Ce n'est pas faute de disposer de spécialistes connus et reconnus. Les psychologues sportifs et les préparateurs mentaux, les conseillers en santé mentale et les programmes de bien-être peuvent aider de façon significative les athlètes à surmonter les problèmes de santé mentale. Les équipes ou les clubs peuvent réduire le stress en fournissant un environnement de soutien et en encourageant les sportifs à prendre des pauses régulières pour se reposer, récupérer et se retrouver psychologiquement.

Cependant, les équipes et les clubs malgré leurs efforts salutaires dans ce domaine n'ont pas toujours recours à des professionnels de santé mentale, à une aide plus spécialisée et au concours plus ou moins durable d'un professionnel de santé. Par conséquent, il existe toujours un manque de recherche et de sensibilisation à ces problèmes de santé mentale chez les athlètes d'endurance et d'ultra endurance que le milieu sportif occulte quelquefois. Augmenter son bien-être émotionnel, stabiliser la pression, se sentir bien dans sa tête constituent autant d'atouts pour les sportifs. Autant de données à intégrer, selon les besoins, dans leur préparation mentale.

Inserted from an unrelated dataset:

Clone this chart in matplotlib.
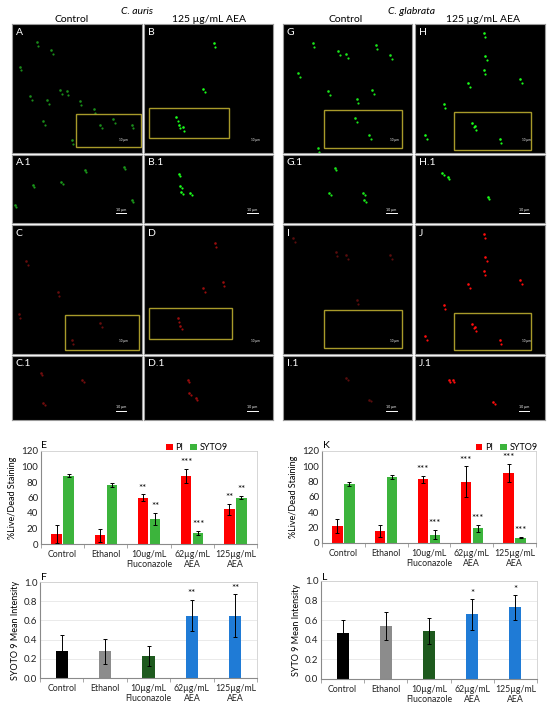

Une conquête prenant en compte la globalité du pratiquant qui éviterait à ce dernier les déconvenues de la vie et de la carrière.

 

 

Les facteurs dégradants de la santé mentale des sportifs.

La pression du résultat: une attente de l'entourage trop importante qui crée de l'anxiété et/ou du stress.

Une mauvaise gestion du cadre général de l'athlète: objectifs mal posés ou pas adaptés - surcharge d'entraînement, peu d'écoute et trop d'autorité descendante, des blessures souvent liées à une fragilité psychologique qui n'est pas entendue.

L'isolement:

Pas d'entourage assez présent et aidant au quotidien, une perte de sens du projet sportif que l'on n'ose pas exprimer.

 

Il en existe bien d'autres qui appartiennent en général à l'histoire personnelle de l'athlète.